MOSCOU - Ao decidir manter sua viagem a Moscou em meio à escalada de tensões entre Rússia, Ucrânia e Estados Unidos, o presidente Jair Bolsonaro (PL) recebeu a seguinte orientação do Itamaraty: não tocar no assunto de dimensão global e fazer apenas comentários superficiais se provocado sobre o tema pelo presidente russo, Vladimir Putin.
A ida de Bolsonaro à Rússia neste momento foi alvo de polêmica dentro do próprio governo e entre especialistas em Relações Exteriores. Na tentativa de demover a impressão de que a visita oficial significa um endosso a Moscou, o Itamaraty emitiu nota oficial na semana passada com afagos às relações diplomáticas “de alto nível” com a Ucrânia.
Bolsonaro e Putin se encontram amanhã no Kremlin. Hoje, o líder russo recebe o chanceler da Alemanha, Olaf Scholz, para novas negociações sobre a crise na Ucrânia.
Apesar do “briefing”, fontes diplomáticas ouvidas pela reportagem relatam preocupação com a possível “falta de tato” do presidente em caso de declarações sobre a possibilidade de uma invasão da Ucrânia por parte da Rússia.

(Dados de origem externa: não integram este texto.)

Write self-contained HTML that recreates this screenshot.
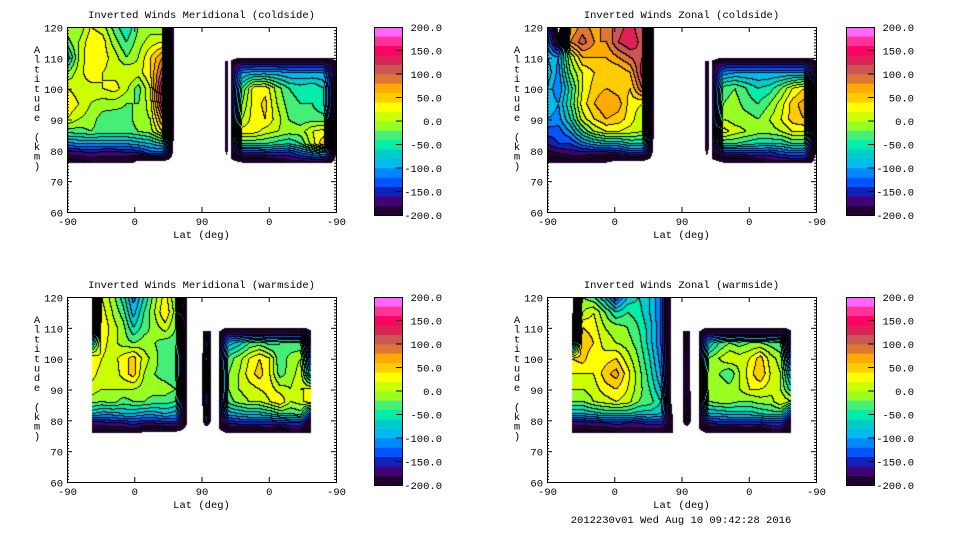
<!DOCTYPE html>
<html><head><meta charset="utf-8">
<style>
html,body{margin:0;padding:0;background:#fff;}
#root{position:relative;width:960px;height:540px;overflow:hidden;font-family:"Liberation Mono","DejaVu Sans Mono",monospace;}
canvas{position:absolute;}
svg{position:absolute;left:0;top:0;}
</style></head>
<body>
<div id="root">
<canvas id="c1" width="269" height="185" style="left:67px;top:27px"></canvas>
<canvas id="c2" width="269" height="185" style="left:547px;top:27px"></canvas>
<canvas id="c3" width="269" height="185" style="left:67px;top:297px"></canvas>
<canvas id="c4" width="269" height="185" style="left:547px;top:297px"></canvas>
<svg id="svg" width="960" height="540"></svg>
</div>
<script>
const levelValues=[-200,-180,-160,-140,-120,-100,-80,-60,-40,-20,0,20,40,60,80,100,120,140,160,180,200];
const levelColors=["#220033","#440077","#1122bb","#0055ff","#0088ff","#00bbee","#00cccc","#00eeaa","#44ee77","#99ff22","#ccff00","#ffff00","#ffcc00","#ffaa00","#dd7733","#cc5555","#dd2255","#ff0066","#ff3399","#ff66ff"];
const colorbarLabels=["200.0","150.0","100.0","50.0","0.0","-50.0","-100.0","-150.0","-200.0"];
const xTickLabels=["-90","0","90","0","-90"];
const yTickLabels=["60","70","80","90","100","110","120"];
const panelTitles=["Inverted Winds Meridional (coldside)","Inverted Winds Zonal (coldside)","Inverted Winds Meridional (warmside)","Inverted Winds Zonal (warmside)"];

const altsLeft=[120,115,110,105,100,95,90,86,82,79,76];
const altsRight=[110,108,105,100,95,90,86,82,79,76];
const altsStrip=[109,100,90,80,78];

const p1LeftRange=[0,144];
const p1LeftVals=[
[0,-20,20,10,-30,-60,-20,-10,-20,-250],
[-30,0,35,30,-10,-40,-10,10,20,-250],
[-80,0,40,30,10,-20,0,40,80,-250],
[-20,10,35,20,10,20,10,40,110,-250],
[20,10,10,20,30,5,-30,20,150,-250],
[40,20,0,-10,-10,-20,-20,10,130,-250],
[20,0,-10,-30,-35,-30,-10,0,80,-250],
[-30,-30,-20,-30,-30,-30,-20,-10,40,-250],
[-110,-100,-100,-100,-100,-100,-90,-80,-60,-250],
[-170,-170,-160,-170,-170,-165,-160,-130,-130,-250],
[-210,-210,-200,-200,-200,-200,-250,-250,-250,-250]];
const p1StripRange=[211,216];
const p1StripVals=[[-240,-205,-240],[-240,-205,-240],[-240,-205,-240],[-240,-205,-240],[-250,-235,-250]];
const p1RightRange=[219,360];
const p1RightVals=[
[-250,-220,-215,-215,-215,-215,-215,-215,-215,-250],
[-200,-170,-170,-170,-170,-170,-170,-170,-170,-200],
[-200,-100,-90,-90,-90,-100,-100,-100,-100,-200],
[-200,-40,30,35,-10,-40,-50,-40,-60,-220],
[-200,-20,30,45,0,-30,-40,-40,-60,-220],
[-200,0,30,40,10,-20,-30,-30,-30,-220],
[-200,30,30,10,0,-10,-10,20,30,-220],
[-200,-40,-40,-40,-50,-60,-40,10,60,-230],
[-200,-150,-150,-140,-140,-150,-120,-100,-80,-230],
[-250,-230,-230,-230,-210,-190,-190,-190,-190,-250]];

const p2LeftRange=[0,144];
const p2LeftVals=[
[-120,-250,60,90,70,90,110,130,100,-250],
[-100,-200,80,110,80,80,120,140,110,-250],
[-80,-100,0,60,60,60,80,100,120,-250],
[-60,-110,-20,20,40,40,40,60,130,-250],
[-80,-120,-50,20,50,60,50,40,100,-250],
[-80,-100,-40,30,60,80,70,30,20,-250],
[-100,-110,-60,10,40,60,50,30,0,-250],
[-130,-130,-100,-40,0,20,20,10,0,-250],
[-160,-140,-140,-110,-90,-80,-80,-60,-60,-250],
[-190,-180,-170,-170,-170,-170,-160,-140,-140,-250],
[-220,-220,-210,-210,-230,-230,-250,-250,-250,-250]];
const p2StripRange=[211,217];
const p2StripVals=[[-240,-205,-240],[-240,-205,-240],[-240,-205,-240],[-240,-205,-240],[-250,-235,-250]];
const p2RightRange=[221,360];
const p2RightVals=[
[-250,-220,-215,-215,-215,-215,-215,-215,-215,-250],
[-200,-170,-170,-170,-170,-170,-170,-170,-170,-200],
[-200,-110,-100,-100,-100,-100,-100,-100,-100,-200],
[-200,-30,-20,-40,-60,-50,-20,20,40,-200],
[-200,-20,-10,-30,-40,-20,10,50,70,-200],
[-200,0,-10,-10,-20,0,20,50,60,-200],
[-200,30,10,0,-10,-10,0,20,20,-200],
[-200,-40,-40,-50,-60,-60,-60,-40,-40,-220],
[-200,-150,-150,-140,-140,-150,-130,-120,-120,-230],
[-250,-230,-230,-230,-210,-190,-190,-190,-190,-250]];

const p3LeftRange=[33,160];
const p3LeftVals=[
[-220,20,-10,-50,-110,-60,-10,30,-20,-220],
[-220,30,0,-30,-90,-40,0,40,-10,-220],
[-215,40,10,-10,-60,-30,-10,10,-20,-220],
[-80,30,10,-10,-20,-10,-20,-30,-30,-220],
[40,20,10,30,50,10,-10,-40,-40,-220],
[30,10,0,30,50,0,-20,-30,-40,-220],
[10,0,0,0,0,-10,-10,-10,-20,-220],
[-10,-20,-10,-30,-20,-20,-30,-30,-40,-220],
[-80,-90,-90,-80,-80,-90,-90,-80,-90,-220],
[-170,-170,-160,-160,-150,-160,-160,-150,-150,-225],
[-210,-210,-210,-210,-200,-240,-240,-240,-240,-250]];
const p3StripRange=[181,193];
const p3StripVals=[[-240,-160,-240],[-235,-120,-235],[-235,-130,-235],[-235,-160,-235],[-250,-235,-250]];
const p3RightRange=[203,327];
const p3RightVals=[
[-250,-220,-215,-215,-215,-215,-215,-215,-215,-250],
[-220,-170,-170,-170,-170,-170,-170,-170,-170,-200],
[-210,-90,-70,-40,-30,-50,-40,-40,-40,-200],
[-200,-30,-10,20,40,20,-40,-10,0,-150],
[-200,-20,0,30,50,20,-30,-10,10,-100],
[-200,-20,0,10,20,30,10,0,20,20],
[-200,-30,-10,0,0,20,40,0,10,40],
[-200,-90,-80,-70,-70,-60,-40,-40,-30,-150],
[-200,-160,-150,-150,-150,-150,-150,-140,-140,-220],
[-250,-220,-220,-220,-220,-210,-230,-200,-200,-230]];

const p4LeftRange=[33,168];
const p4LeftVals=[
[-250,-20,-40,-80,-140,-80,-60,-80,-120,-250],
[-250,0,20,-20,-60,-40,-50,-80,-120,-250],
[-215,40,30,0,-10,-20,-40,-70,-120,-250],
[-150,60,40,10,0,-10,-30,-70,-120,-250],
[40,50,20,30,40,10,-20,-60,-110,-250],
[20,20,20,50,70,30,-10,-50,-100,-250],
[0,0,10,30,40,20,-10,-40,-80,-250],
[-20,-20,0,10,20,10,-20,-30,-60,-250],
[-80,-80,-70,-60,-60,-60,-70,-70,-80,-230],
[-170,-170,-160,-160,-150,-160,-160,-150,-150,-220],
[-210,-210,-210,-210,-200,-200,-200,-200,-200,-230]];
const p4StripRange=[181,193];
const p4StripVals=[[-240,-180,-240],[-235,-205,-235],[-235,-205,-235],[-235,-170,-235],[-250,-235,-250]];
const p4RightRange=[203,327];
const p4RightVals=[
[-250,-220,-215,-215,-215,-215,-215,-215,-215,-250],
[-220,-170,-170,-170,-170,-170,-170,-170,-170,-200],
[-210,-80,-40,-20,-30,-20,-20,-30,-40,-200],
[-200,-20,0,20,10,20,50,10,-10,-150],
[-200,-10,-20,-40,0,30,60,20,0,-100],
[-200,-10,0,-10,0,20,20,10,0,-50],
[-200,-20,-10,-10,-20,-20,-10,-10,20,0],
[-200,-80,-80,-70,-70,-70,-60,-50,-50,-150],
[-200,-160,-150,-150,-150,-150,-150,-140,-140,-220],
[-250,-220,-220,-220,-220,-210,-230,-200,-200,-230]];

const panels=[
 {canvas:"c1",L:67,T:27,cb:374,blocks:[[p1LeftRange,altsLeft,p1LeftVals],[p1StripRange,altsStrip,p1StripVals],[p1RightRange,altsRight,p1RightVals]]},
 {canvas:"c2",L:547,T:27,cb:846,blocks:[[p2LeftRange,altsLeft,p2LeftVals],[p2StripRange,altsStrip,p2StripVals],[p2RightRange,altsRight,p2RightVals]]},
 {canvas:"c3",L:67,T:297,cb:374,blocks:[[p3LeftRange,altsLeft,p3LeftVals],[p3StripRange,altsStrip,p3StripVals],[p3RightRange,altsRight,p3RightVals]]},
 {canvas:"c4",L:547,T:297,cb:846,blocks:[[p4LeftRange,altsLeft,p4LeftVals],[p4StripRange,altsStrip,p4StripVals],[p4RightRange,altsRight,p4RightVals]]}
];
const W=269,H=185;
function xScale(u){return u/360*W;}
function yScale(a){return (120-a)/60*H;}
function hexRgb(h){return [parseInt(h.substr(1,2),16),parseInt(h.substr(3,2),16),parseInt(h.substr(5,2),16)];}
const rgbs=levelColors.map(hexRgb);
function bandOf(v){
 if(v<-230) return -2;
 if(v<-200) return -1;
 let b=Math.floor((v+200)/20); if(b>19)b=19; return b;
}
function sample(block,u,a){
 const [rng,alts,vals]=block;
 if(u<rng[0]||u>rng[1]) return null;
 if(a>alts[0]||a<alts[alts.length-1]) return null;
 const nc=vals[0].length;
 let fx=(u-rng[0])/(rng[1]-rng[0])*(nc-1);
 let i=Math.min(Math.floor(fx),nc-2); let tx=fx-i;
 let j=0; while(j<alts.length-2 && a<alts[j+1]) j++;
 let ty=(alts[j]-a)/(alts[j]-alts[j+1]);
 return (1-ty)*((1-tx)*vals[j][i]+tx*vals[j][i+1])+ty*((1-tx)*vals[j+1][i]+tx*vals[j+1][i+1]);
}
panels.forEach(p=>{
 const cv=document.getElementById(p.canvas);const ctx=cv.getContext('2d');
 const img=ctx.createImageData(W,H);
 const bands=new Int16Array(W*H).fill(-3);
 for(let py=0;py<H;py++){const a=120-(py+0.5)/H*60;
  for(let px=0;px<W;px++){const u=(px+0.5)/W*360;
   for(const b of p.blocks){const v=sample(b,u,a); if(v!==null){bands[py*W+px]=bandOf(v);break;}}
  }}
 for(let py=0;py<H;py++)for(let px=0;px<W;px++){
  const k=py*W+px,b=bands[k];const o=k*4;
  if(b<=-2) continue;
  let c=b===-1?[26,0,40]:rgbs[b];
  const r=px+1<W?bands[k+1]:b, d=py+1<H?bands[k+W]:b;
  if((r>-2&&r!==b)||(d>-2&&d!==b)) c=[0,0,0];
  img.data[o]=c[0];img.data[o+1]=c[1];img.data[o+2]=c[2];img.data[o+3]=255;
 }
 ctx.putImageData(img,0,0);
});
const svg=document.getElementById('svg');const NS="http://www.w3.org/2000/svg";
function mk(tag,attrs,name,parent){const e=document.createElementNS(NS,tag);for(const k in attrs)e.setAttribute(k,attrs[k]);
 
 
 (parent||svg).appendChild(e);return e;}
function txt(x,y,s,anchor,name){const t=mk('text',{x:x,y:y,'font-size':'10.5','font-family':'Liberation Mono, DejaVu Sans Mono, monospace','text-anchor':anchor,fill:'#000'},name);t.textContent=s;return t;}
panels.forEach((p,pi)=>{
 const L=p.L,T=p.T;
 mk('rect',{x:L+0.5,y:T+0.5,width:W,height:H,fill:'none',stroke:'#000','stroke-width':1},'plot-frame');
 txt(L+W/2,T-9,panelTitles[pi],'middle','panel-title');
 xTickLabels.forEach((s,i)=>{const x=L+0.5+xScale(i*90);
  mk('line',{x1:x,y1:T+H,x2:x,y2:T+H-5,stroke:'#000'},'x-tick');
  mk('line',{x1:x,y1:T,x2:x,y2:T+5,stroke:'#000'},'x-tick-top');
  txt(x,T+H+13,s,'middle','x-tick-label');});
 txt(L+W/2,T+H+26,'Lat (deg)','middle','x-axis-title');
 for(let a=60;a<=120;a++){const y=T+0.5+yScale(a);const len=(a%10===0)?5:2;
  mk('line',{x1:L,y1:y,x2:L+len,y2:y,stroke:'#000'},'y-tick');
  mk('line',{x1:L+W,y1:y,x2:L+W-len,y2:y,stroke:'#000'},'y-tick-right');}
 yTickLabels.forEach((s,i)=>{const y=T+0.5+yScale(60+i*10);txt(L-4,y+4,s,'end','y-tick-label');});
 const title="Altitude (km)";
 const g=mk('text',{x:L-30,y:T+26,'font-size':'10.5','font-family':'Liberation Mono, monospace','text-anchor':'middle'},'y-axis-title');
 for(let i=0;i<title.length;i++){const ts=document.createElementNS(NS,'tspan');ts.setAttribute('x',L-30);ts.setAttribute('dy',i?9.7:0);ts.textContent=title[i]===' '?'\u00a0':title[i];g.appendChild(ts);}
 const cbT=T,cbH=188,bh=cbH/levelColors.length;
 levelColors.forEach((c,i)=>{mk('rect',{x:p.cb,y:cbT+cbH-(i+1)*bh,width:28,height:bh+0.3,fill:c},'colorbar-band');});
 mk('rect',{x:p.cb+0.5,y:cbT+0.5,width:28,height:cbH,fill:'none',stroke:'#000'},'colorbar-frame');
 colorbarLabels.forEach((s,i)=>{const y=cbT+i*cbH/8;
  if(i>0&&i<8) mk('line',{x1:p.cb+28,y1:y,x2:p.cb+22,y2:y,stroke:'#000'},'colorbar-tick');
  txt(p.cb+68,y+4,s,'end','colorbar-label');});
});
txt(681,523,'2012230v01 Wed Aug 10 09:42:28 2016','middle','timestamp-footer');
</script>
</body></html>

Ao comentar o assunto em live no sábado, Bolsonaro pediu a Deus “que reine a paz no mundo”.
Moscou tenta impedir que seu “tampão” mais importante com o Ocidente, a Ucrânia, ingresse na Otan, liderada pelos EUA. O tabuleiro geopolítico da região é complexo e envolve questões identitárias milenares.
Cancelamento
Mas o momento ruim da viagem de Bolsonaro à Rússia, opinião predominante no mundo da política e da diplomacia, não deveria ser motivo de cancelamento da visita oficial, avalia o ex-chanceler Aloysio Nunes (PSDB). “O Brasil não é parte nessa disputa. Cancelar agora significaria desconhecer as preocupações seculares da Rússia com sua segurança, aliar-se acriticamente com os EUA e a Otan. Podemos ser mais úteis para a paz mundial seguindo a linha de equidistância”, diz Nunes.
Ex-embaixador e professor de Relações Internacionais da ESPM-SP, Fausto Godoy tem opinião semelhante sobre a viagem marcada em meados de novembro, antes da eclosão da crise com a Ucrânia. “Esse assunto da Ucrânia não é nosso. Desmarcar às vésperas seria desgastante para o Brasil”, afirma.
A escolha dos destinos da segunda viagem internacional de Bolsonaro neste ano tem pano de fundo eleitoral. Em Moscou, o objetivo é avançar nas negociações sobre a crise de fertilizantes, grande preocupação do agronegócio.
Em meio às restrições russas para a exportação de fertilizantes, o agronegócio brasileiro ampliou a pressão sobre o governo para evitar um eventual aperto na oferta dos insumos, essenciais para as lavouras.
Hungria
Já em Budapeste, parada seguinte, o foco é manter os laços com a extrema direita mundial a partir da agenda do primeiro-ministro da Hungria, Viktor Orbán, considerado um ultranacionalista.
Bolsonaro foi eleito presidente em 2018 com apoio de caciques do agronegócio e de extremistas de direita. Ainda com dificuldades de conquistar o eleitorado lulista, apesar do Auxílio Brasil e da entrega parcial da transposição do Rio São Francisco no Nordeste, o presidente e seus aliados mais radicalizados veem no reforço de alianças passadas a possibilidade de chegar ao segundo turno e reeditar a polarização com o PT.
Há ainda o objetivo velado de emplacar a ideia de que o presidente não estaria isolado internacionalmente. Estremecido com os EUA desde a derrota de Donald Trump, Bolsonaro também tem uma relação conturbada com os presidentes da Argentina, Alberto Fernández, e da França, Emmanuel Macron.